"Tulisan
ini untuk ikut kompetisi @_PlotPoint: buku Catatan si Anak Magang Film
"Cinta Dalam Kardus" yang tayang di bioskop mulai 13 Juni 2013."
Cintaku Gak Ada di Kardus |
Buat aku, mengungkit kembali
kenangan yang telah lalu itu semacam brunch,
snack sebelum makan siang. Bukan menu wajib, tapi bila dilakukan bisa
memberikan sensasi rasa yang berbeda, nice.
Sama rasanya saat kita sudah bisa
move on, apa salahnya sesekali mundur
sedikit?
Sebenarnya kenapa sih kita harus move on? Apa kenangan dimasa lalu itu
gak bagus? Memalukan? Bikin nyesek? Makanya seringkali kenangan itu harus
disimpan rapat-rapat, disembunyikan di tempat yang aman. Jauh dari
tangan-tangan dan mulut-mulut jahil. Karena bagi sebagian orang, kenangan yang
bikin move on itu harus dikubur
dalam-dalam supaya tidak menimbulkan masalah ketika akan melanjutkan hidup, ya
melanjutkan hidup.
Kamu, bukanlah sosok yang pernah
sebelumnya mampir dalam mimpi, atau tertuang dalam imajinasi konyol tentang
romansa kecepatan tinggi yang mungkin terjadi dalam hidupku.
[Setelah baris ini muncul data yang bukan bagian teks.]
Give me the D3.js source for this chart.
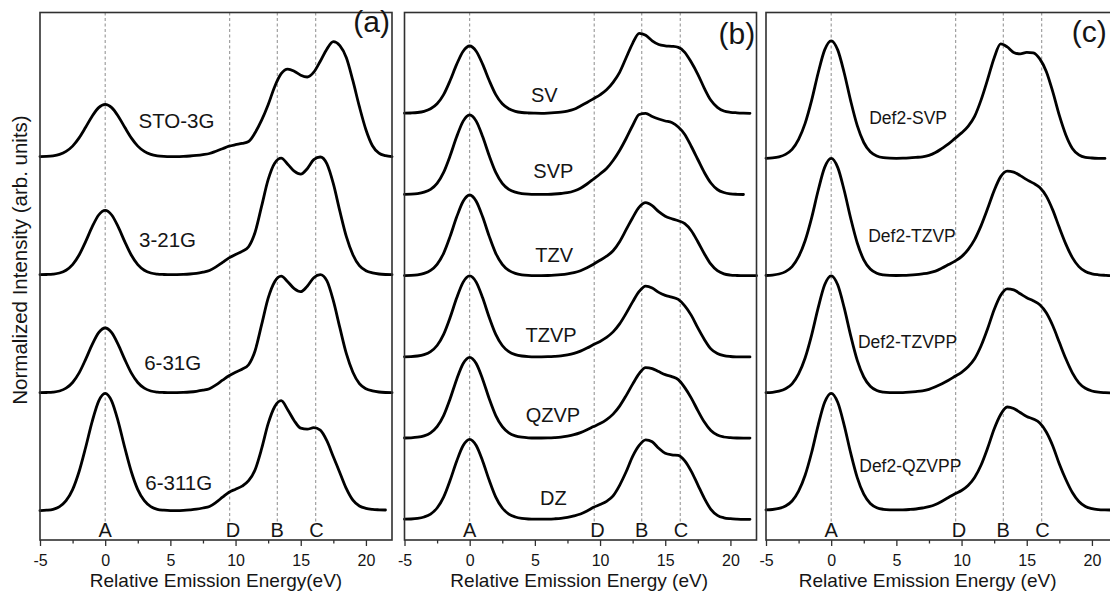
<!DOCTYPE html>
<html>
<head>
<meta charset="utf-8">
<script src="https://cdn.jsdelivr.net/npm/d3@7"></script>
<style>
  body { margin: 0; background: #fff; }
  svg { display: block; }
  text { font-family: "Liberation Sans", Arial, Helvetica, sans-serif; fill: #151515; }
</style>
</head>
<body>
<svg id="chart" width="1110" height="591"></svg>
<script>
// Sample energies (eV) shared by every spectrum
const energies = [
  -5, -4.5, -4, -3.5, -3, -2.5, -2, -1.5, -1, -0.5,
  0, 0.5, 1, 1.5, 2, 2.5, 3, 3.5, 4, 4.5,
  5, 5.5, 6, 6.5, 7, 7.5, 8, 8.5, 9, 9.5,
  10, 10.5, 11, 11.5, 12, 12.5, 13, 13.5, 14, 14.5,
  15, 15.5, 16, 16.5, 17, 17.5, 18, 18.5, 19, 19.5,
  20, 20.5, 21, 21.5, 22
];

// Panel (a): Pople basis sets
const namesA = ["STO-3G", "3-21G", "6-31G", "6-311G"];
const offsetsA = [354, 236, 118, 0];
const sto3g = [
  0.1, 0.3, 0.9, 2.3, 5.3, 10.6, 18.8, 29.4, 40.5, 49.1,
  52.3, 49.1, 40.5, 29.4, 18.8, 10.6, 5.3, 2.3, 0.9, 0.3,
  0.1, 0.1, 0.3, 0.7, 1.3, 2.1, 3.2, 5.5, 8, 10.5,
  12, 13.3, 15.2, 24, 36.5, 52, 70, 83, 87.6, 85.5,
  81.5, 79.7, 84.5, 95.5, 107.5, 115, 111, 99, 76, 50,
  27, 11, 3.5, 1, 0
];
const b321g = [
  0, 0.2, 0.6, 1.7, 4.5, 10.1, 19.7, 33.1, 47.8, 59.7,
  64.3, 59.7, 47.8, 33.1, 19.7, 10.1, 4.5, 1.7, 0.6, 0.2,
  0, 0.1, 0.3, 0.7, 1.4, 2.6, 4.2, 7.8, 12.3, 16.8,
  20.3, 23.3, 28, 42.5, 68.5, 95, 111.5, 116.5, 110.5, 103.5,
  100.5, 106, 115, 117.7, 111, 91, 63.5, 38, 20, 9,
  4, 1.8, 0.7, 0.2, 0
];
const b631g = [
  0, 0.2, 0.6, 1.7, 4.5, 10.2, 19.8, 33.3, 48.1, 60.1,
  64.7, 60.1, 48.1, 33.3, 19.8, 10.2, 4.5, 1.7, 0.6, 0.2,
  0, 0.1, 0.3, 0.7, 1.4, 2.5, 4, 7.8, 12.5, 17,
  20.5, 23.5, 28, 42, 68, 94.5, 111, 116.5, 111, 104,
  101, 106.5, 115, 118, 112, 92, 65, 39, 20.5, 9,
  4, 1.8, 0.7, 0.2, 0
];
const b6311g = [
  0.1, 0.5, 1.4, 4.1, 10, 21.1, 39.2, 63.2, 89.1, 109.6,
  117.3, 109.6, 89.1, 63.2, 39.2, 21.1, 10, 4.1, 1.4, 0.5,
  0.1, 0.1, 0.3, 0.8, 1.5, 2.7, 4.2, 8.3, 13.5, 18.5,
  21.5, 24.5, 30, 41, 62, 87, 104, 110, 101, 90,
  82.5, 81.5, 83, 80.5, 70, 54, 38, 22, 10.5, 4.7,
  2.3, 1.3, 0.9, 0.7
];
const labelEA = [5.47, 4.78, 5.18, 5.64];
const labelHA = [28.7, 27.7, 23, 20.7];

// Panel (b): Ahlrichs basis sets
const namesB = ["SV", "SVP", "TZV", "TZVP", "QZVP", "DZ"];
const offsetsB = [406, 324.8, 243.6, 162.4, 81.2, 0];
const sv = [
  0.1, 0.3, 0.8, 2, 4.5, 9.5, 18.7, 32.8, 48.9, 62.1,
  67.3, 62.1, 48.9, 32.8, 18.7, 9.5, 4.5, 2, 0.8, 0.3,
  0.1, 0, 0.2, 0.6, 1.2, 2.2, 4, 7.3, 10.8, 14.6,
  18.5, 23.5, 31, 41, 55.5, 70, 80, 78, 72.5, 68.8,
  67.5, 67, 66, 61, 51, 39, 25, 13, 6, 2.3,
  1, 0.5, 0.2, 0
];
const svp = [
  0.1, 0.3, 0.9, 2.3, 5.2, 11.2, 22.1, 38.7, 57.7, 73.4,
  79.5, 73.4, 57.7, 38.7, 22.1, 11.2, 5.2, 2.3, 0.9, 0.3,
  0.1, 0.1, 0.2, 0.5, 1, 1.8, 3.5, 6.3, 10.5, 15.5,
  20.5, 26, 34, 44, 56, 69, 80, 81.2, 78, 75.5,
  73.5, 72, 67.5, 60, 48, 35, 22, 11.5, 5, 2,
  0.7, 0.2, 0
];
const tzv = [
  0.1, 0.3, 0.9, 2.3, 5.3, 11.4, 22.4, 39.3, 58.6, 74.5,
  80.7, 74.5, 58.6, 39.3, 22.4, 11.4, 5.3, 2.3, 0.9, 0.3,
  0.1, 0.1, 0.2, 0.5, 1, 1.8, 3, 5, 8, 11.5,
  15.5, 19.5, 25, 34, 46, 58, 68.5, 73, 70, 64,
  59.5, 57, 55, 52, 45, 34, 22, 11.5, 5, 1.8,
  0.6, 0.2, 0, 0, 0
];
const tzvp = [
  0.1, 0.3, 0.9, 2.3, 5.3, 11.4, 22.5, 39.4, 58.8, 74.8,
  81, 74.8, 58.8, 39.4, 22.5, 11.4, 5.3, 2.3, 0.9, 0.3,
  0.1, 0.1, 0.2, 0.5, 1, 2, 3.5, 5.8, 8.8, 12.3,
  15.5, 19.5, 25, 33, 43.5, 55, 65.5, 70.8, 69, 64.5,
  61.5, 59.8, 57.5, 51, 41.5, 29, 17.5, 8, 3.3, 1.2,
  0.4, 0.1, 0, 0
];
const qzvp = [
  0.1, 0.3, 0.9, 2.3, 5.3, 11.4, 22.5, 39.3, 58.7, 74.6,
  80.8, 74.6, 58.7, 39.3, 22.5, 11.4, 5.3, 2.3, 0.9, 0.3,
  0.1, 0.1, 0.2, 0.5, 1, 2, 3.4, 5.5, 8.3, 11.5,
  14.5, 18.5, 24, 32, 42.5, 54, 64.5, 70.5, 69.5, 66.5,
  63.5, 61.5, 58.5, 50.5, 40, 27.5, 16, 7.5, 3, 1.1,
  0.4, 0.1, 0, 0
];
const dz = [
  0.1, 0.3, 0.9, 2.3, 5.2, 11.3, 22.2, 39, 58.1, 73.8,
  80, 73.8, 58.1, 39, 22.2, 11.3, 5.2, 2.3, 0.9, 0.3,
  0.1, 0.1, 0.2, 0.5, 1, 2, 3.4, 5.3, 8.3, 12,
  14.8, 18, 23.5, 34, 47.5, 63, 74, 79.5, 77.5, 71,
  66, 64.5, 64, 58.5, 48, 34.5, 21, 10, 4, 1.5,
  0.6, 0.2, 0, 0
];
const labelEB = [5.73, 6.42, 6.48, 6.25, 6.38, 6.42];
const labelHB = [11.6, 16.2, 14, 15.2, 16.4, 14.3];

// Panel (c): def2 basis sets
const namesC = ["Def2-SVP", "Def2-TZVP", "Def2-TZVPP", "Def2-QZVPP"];
const offsetsC = [351.6, 234.4, 117.2, 0];
const def2svp = [
  0.1, 0.5, 1.6, 4, 9, 19, 35, 58, 85.4, 108.5,
  117.6, 108.5, 85.4, 57.3, 32.7, 15.9, 6.6, 2.4, 0.7, 0.2,
  0.1, 0.2, 0.5, 1, 1.6, 3, 5.8, 10, 14.5, 20,
  25.5, 32, 42, 58.5, 79, 100.5, 114.5, 111.5, 106, 104.5,
  106, 105.5, 99.5, 87, 66.5, 43, 23.5, 10, 3.5, 1,
  0.4, 0.1, 0
];
const def2tzvp = [
  0.1, 0.5, 1.6, 4, 9, 18.9, 34.9, 57.8, 85.1, 108.2,
  117.2, 108.2, 85.1, 57.1, 32.6, 15.8, 6.6, 2.3, 0.7, 0.2,
  0.1, 0.2, 0.5, 1, 1.8, 2.8, 4.5, 7.5, 11, 14.5,
  19, 26, 36, 50, 67, 85, 99, 104.5, 103.5, 100,
  96, 92.5, 88, 79.5, 65.5, 48, 31.5, 18, 9, 4,
  1.8, 0.8, 0.3, 0, 0
];
const def2tzvpp = [
  0.1, 0.5, 1.6, 4, 9, 18.9, 34.8, 57.7, 84.9, 108,
  117, 108, 84.9, 57, 32.5, 15.8, 6.6, 2.3, 0.7, 0.2,
  0.1, 0.2, 0.6, 1.2, 2, 3.5, 6, 9, 12.5, 16.5,
  20.5, 26, 34, 47, 64, 83, 97.5, 104, 103, 99,
  95, 92, 88, 80, 67, 50.5, 34, 20, 10, 4.5,
  1.8, 0.6, 0.2, 0, 0
];
const def2qzvpp = [
  0.1, 0.5, 1.6, 4, 9, 18.8, 34.7, 57.5, 84.7, 107.7,
  116.7, 107.7, 84.7, 56.8, 32.4, 15.8, 6.5, 2.3, 0.7, 0.2,
  0.1, 0.2, 0.5, 1, 2, 3.3, 5.5, 8.8, 12.5, 16.3,
  19.5, 24.5, 32.5, 45, 62, 81, 95.5, 103, 101.5, 97.5,
  93.5, 91, 87, 78, 64, 46, 30.5, 17.5, 8.5, 3.5,
  1.3, 0.4, 0.1, 0, 0
];
const labelEC = [5.9, 6.2, 5.86, 6.07];
const labelHC = [34.3, 33.8, 44.5, 38.3];

// Feature markers and axis ticks
const markerNames = ["A", "D", "B", "C"];
const markerEnergies = [0, 9.55, 13.2, 16.15];
const markerLabelEnergies = [0, 9.8, 13.2, 16.2];
const xTicksMajor = [-5, 0, 5, 10, 15, 20];
const xTicksMinor = [-2.5, 2.5, 7.5, 12.5, 17.5];

// Layout
const plotTop = 12.5, plotBottom = 540, plotW = 352;
const panels = [
  { left: 40, names: namesA, offsets: offsetsA, series: [sto3g, b321g, b631g, b6311g],
    labelE: labelEA, labelH: labelHA, labelSize: 20.5, yDomain: [-29.3, 498.2],
    tag: "(a)", tagE: 21.84, tagY: 32, tagAnchor: "end",
    title: "Relative Emission Energy(eV)", titleE: 8.5 },
  { left: 404.5, names: namesB, offsets: offsetsB, series: [sv, svp, tzv, tzvp, qzvp, dz],
    labelE: labelEB, labelH: labelHB, labelSize: 20, yDomain: [-20.7, 506.8],
    tag: "(b)", tagE: 21.9, tagY: 44, tagAnchor: "end",
    title: "Relative Emission Energy (eV)", titleE: 8.4 },
  { left: 766, names: namesC, offsets: offsetsC, series: [def2svp, def2tzvp, def2tzvpp, def2qzvpp],
    labelE: labelEC, labelH: labelHC, labelSize: 17.5, yDomain: [-30, 497.5],
    tag: "(c)", tagE: 18.45, tagY: 42, tagAnchor: "start",
    title: "Relative Emission Energy (eV)", titleE: 7.4 }
];

const svg = d3.select("#chart");
svg.append("rect").attr("width", 1110).attr("height", 591).attr("fill", "#fff");

panels.forEach(p => {
  const x = d3.scaleLinear().domain([-5, 22]).range([p.left, p.left + plotW]);
  const y = d3.scaleLinear().domain(p.yDomain).range([plotBottom, plotTop]);
  const g = svg.append("g");

  // dashed guide lines at the A, D, B, C features
  g.selectAll("line.guide").data(markerEnergies).join("line")
    .attr("class", "guide")
    .attr("x1", d => x(d)).attr("x2", d => x(d))
    .attr("y1", plotTop).attr("y2", plotBottom - 18)
    .attr("stroke", "#8c8c8c").attr("stroke-width", 1)
    .attr("stroke-dasharray", "3,2.5");

  g.selectAll("text.marker").data(markerNames).join("text")
    .attr("class", "marker")
    .attr("x", (d, i) => x(markerLabelEnergies[i]))
    .attr("y", plotBottom - 3)
    .attr("text-anchor", "middle")
    .style("font-size", "20px")
    .text(d => d);

  // stacked spectra
  p.series.forEach((s, k) => {
    const line = d3.line()
      .x((d, i) => x(energies[i]))
      .y(d => y(p.offsets[k] + d))
      .curve(d3.curveMonotoneX);
    g.append("path").datum(s)
      .attr("d", line)
      .attr("fill", "none")
      .attr("stroke", "#000")
      .attr("stroke-width", 2.8)
      .attr("stroke-linejoin", "round")
      .attr("stroke-linecap", "round");
  });

  // basis-set labels
  g.selectAll("text.name").data(p.names).join("text")
    .attr("class", "name")
    .attr("x", (d, i) => x(p.labelE[i]))
    .attr("y", (d, i) => y(p.offsets[i] + p.labelH[i]))
    .attr("text-anchor", "middle")
    .style("font-size", p.labelSize + "px")
    .text(d => d);

  // frame
  g.append("rect")
    .attr("x", x(-5)).attr("y", plotTop)
    .attr("width", plotW).attr("height", plotBottom - plotTop)
    .attr("fill", "none").attr("stroke", "#303030").attr("stroke-width", 1.6);

  // bottom axis: major ticks with labels, minor ticks without
  const major = d3.axisBottom(x).tickValues(xTicksMajor)
    .tickSize(6).tickSizeOuter(0).tickPadding(8)
    .tickFormat(d => String(d));
  const minor = d3.axisBottom(x).tickValues(xTicksMinor)
    .tickSize(3.5).tickSizeOuter(0).tickFormat("");

  const gMaj = g.append("g").attr("transform", `translate(0,${plotBottom})`).call(major);
  const gMin = g.append("g").attr("transform", `translate(0,${plotBottom})`).call(minor);
  [gMaj, gMin].forEach(a => {
    a.attr("font-size", null).attr("font-family", null).style("color", "#303030");
    a.select(".domain").remove();
    a.selectAll(".tick line").attr("stroke-width", 1.3);
  });
  gMaj.selectAll(".tick text").style("font-size", "16px").attr("dy", null).attr("y", 25.5);

  g.append("text")
    .attr("x", x(p.titleE)).attr("y", plotBottom + 47)
    .attr("text-anchor", "middle")
    .style("font-size", "19px")
    .text(p.title);

  g.append("text")
    .attr("x", x(p.tagE)).attr("y", p.tagY)
    .attr("text-anchor", p.tagAnchor)
    .style("font-size", "30px")
    .text(p.tag);
});

svg.append("text")
  .attr("transform", "translate(26.5,260) rotate(-90)")
  .attr("text-anchor", "middle")
  .style("font-size", "20.5px")
  .text("Normalized Intensity (arb. units)");
</script>
</body>
</html>
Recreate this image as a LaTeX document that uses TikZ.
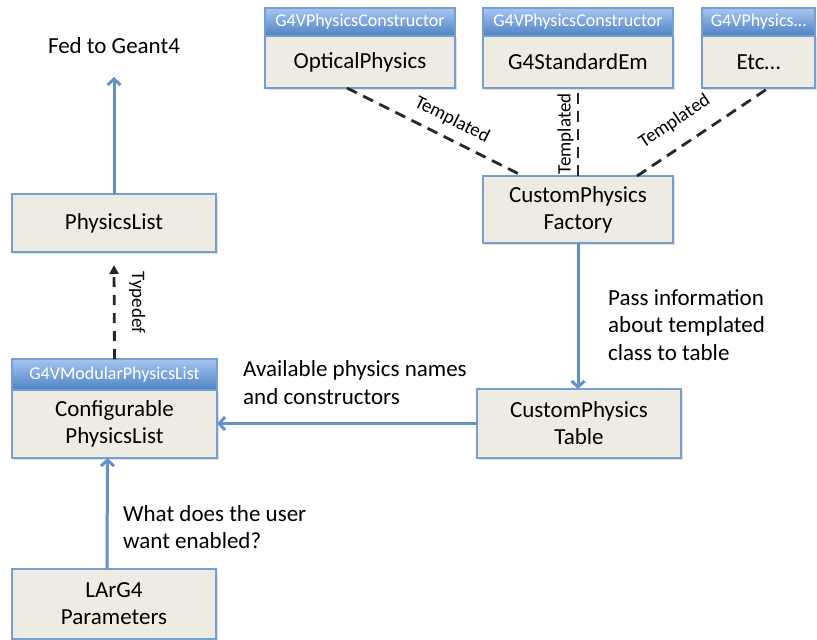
\documentclass[tikz,border=0pt]{standalone}
\usepackage{fontspec}
\setmainfont{Carlito}
\usetikzlibrary{arrows.meta,shadows}
\definecolor{boxfill}{RGB}{238,236,226}
\definecolor{boxline}{RGB}{120,158,206}
\definecolor{hdrtop}{RGB}{165,198,242}
\definecolor{hdrbot}{RGB}{80,130,195}
\definecolor{arrowblue}{RGB}{100,145,200}
\definecolor{dashcol}{RGB}{40,40,35}
\begin{document}
\begin{tikzpicture}[x=1pt,y=-1pt,
  body/.style={draw=boxline, fill=boxfill, line width=1.1pt, inner sep=0pt, outer sep=0pt,
    align=center, font=\fontsize{23}{27}\selectfont,
    drop shadow={shadow xshift=1.5pt, shadow yshift=-1.5pt, opacity=0.25}},
  hdr/.style={draw=boxline, top color=hdrtop, bottom color=hdrbot, line width=1.1pt,
    inner sep=0pt, outer sep=0pt, text=white, font=\fontsize{18}{20}\selectfont},
  lbl/.style={inner sep=0pt, align=left, font=\fontsize{23}{27.5}\selectfont},
  tlbl/.style={inner sep=3pt, font=\fontsize{19}{21}\selectfont, text=black},
  bluearrow/.style={draw=arrowblue, line width=3pt, -{Straight Barb[length=6pt,width=13pt]}},
  tmpl/.style={draw=dashcol, line width=2.8pt, dash pattern=on 11pt off 7pt},
  dasharrow/.style={draw=dashcol, line width=2.8pt, dash pattern=on 10pt off 8pt,
    -{Triangle[length=9pt,width=9pt]}}
]
\useasboundingbox (0,0) rectangle (817,640);

% top constructor boxes
\node[hdr, minimum width=190pt, minimum height=28pt] (optH) at (360,22) {G4VPhysicsConstructor};
\node[body, minimum width=190pt, minimum height=52pt, anchor=north] (optB) at (optH.south) {OpticalPhysics};
\node[hdr, minimum width=190pt, minimum height=28pt] (stdH) at (578,22) {G4VPhysicsConstructor};
\node[body, minimum width=190pt, minimum height=52pt, anchor=north] (stdB) at (stdH.south) {G4StandardEm};
\node[hdr, minimum width=113pt, minimum height=28pt] (etcH) at (758.5,22) {G4VPhysics…};
\node[body, minimum width=113pt, minimum height=52pt, anchor=north] (etcB) at (etcH.south) {Etc…};

% factory and table
\node[body, minimum width=190pt, minimum height=67pt] (factory) at (578,209.5) {CustomPhysics\\Factory};
\node[body, minimum width=204pt, minimum height=69pt] (table) at (579,423.5) {CustomPhysics\\Table};

% left column
\node[lbl, font=\fontsize{23}{27}\selectfont] (fed) at (114,46) {Fed to Geant4};
\coordinate (fedtip) at (114,77);
\node[body, minimum width=204pt, minimum height=58pt] (physlist) at (114,223) {PhysicsList};
\node[hdr, minimum width=205pt, minimum height=31pt] (confH) at (114.5,374.5) {G4VModularPhysicsList};
\node[body, minimum width=205pt, minimum height=68pt, anchor=north] (confB) at (confH.south) {Configurable\\PhysicsList};
\node[body, minimum width=204pt, minimum height=70pt] (larg4) at (114,604) {LArG4\\Parameters};

% templated connectors
\draw[tmpl] ([xshift=-13pt]optB.south) -- ([xshift=-55pt]factory.north)
  node[tlbl, pos=0.55, sloped, above=6pt] {Templated};
\draw[tmpl] (factory.north) -- (stdB.south)
  node[tlbl, pos=0.48, sloped, above=0pt] {Templated};
\draw[tmpl] ([xshift=59pt]factory.north) -- ([xshift=10pt]etcB.south)
  node[tlbl, pos=0.39, sloped, above=12pt] {Templated};

% arrows
\draw[bluearrow] (physlist.north) -- (fedtip);
\draw[dasharrow] (confH.north) -- ([yshift=-13pt]physlist.south)
  node[tlbl, pos=0.6, anchor=center, xshift=23pt, rotate=-90] {Typedef};
\draw[bluearrow] (factory.south) -- (factory.south |- table.north);
\draw[bluearrow] (table.west) -- (table.west -| confB.east);
\draw[bluearrow] ([xshift=-7pt]larg4.north) -- ([xshift=-7pt]confB.south);

% free labels
\node[lbl, anchor=west] (passinfo) at (608,325) {Pass information\\about templated\\class to table};
\node[lbl, anchor=west] (avail) at (243,382.5) {Available physics names\\and constructors};
\node[lbl, anchor=west] (what) at (123,527) {What does the user\\want enabled?};
\end{tikzpicture}
\end{document}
Pun, ketika kamu
hadir, aku gak melihat atau merasakan pertanda bahwa kamu mungkin menjadi suatu
kenangan yang harus kusimpan baik-baik.
Tapi nyatanya, secara tidak sadar
aku sudah mencetak potongan puzzle
yang kadangkala membuatku senyum-senyum sendiri atau kadang senyum-senyum bareng
temen (jadi pikirannya fly entah kemana
gitu).
Puzzle itu kalau disusun dengan benar, pelan-pelan akan menjadi
satu bagian kenangan. Kenangan tentang seseorang yang pada akhirnya memilih,
dipilih, atau tidak punya pilihan lagi selain pergi dari sisiku. Kenangan
tentang ‘kamu’.
Mungkin orang lain akan butuh
sebuah kardus untuk menyimpan kenangan yang manis, pahit, atau asem (emangnya
ketek). Dan mungkin bagi mereka waktu satu setengah bulan cukup untuk memenuhi
kardus dengan barang ‘berharga’ yang jadi sumber kenangan itu, minimal kardus
sepatu, atau kardus mie instan (kalau barangnya banyak banget, mungkin butuh
kardus rokok ukuran standar).
Tapi ketika aku coba ambil sebuah
kardus (ceritanya pengen sok-sok an nyimpen barang-barang yang mungkin bisa
menggali kembali memori tentang kamu), aku bingung. Bingung tingkat dewa,
karena kenangan selama satu setengah bulan yang aku miliki tentang kamu tidak
bisa kusimpan dalam kardus.
Kamu bukanlah seseorang yang
meninggalkan pernak-pernik cantik dan unyu
untuk dikenang (pada sebagian besar kasus, pernak-pernik ini kudu
dicabik-cabik, dibakar, atau dikasih ke tukang loak, biar gak bikin galau dalam
usaha move on).
Tapi tawa kamu sewaktu kita main
BINGO, senyuman kamu sewaktu kita contek-contekan dikelas, tampang serius
disaat kamu cerita tentang sosok seorang ibu, dan suara kamu waktu kita karaokean
(yang jujur bikin aku melting pengen
jerit-jerit macam anak SMA nonton band indie di pensi sekolah, terutama waktu
kita nyanyi bareng) adalah kenangan sederhana bagiku ketika kamu benar-benar harus
pergi.
Boy I hear you in my dream, I feel you whisper across the sea. I keep
you with me, in my heart. You make it easier when life gets hard…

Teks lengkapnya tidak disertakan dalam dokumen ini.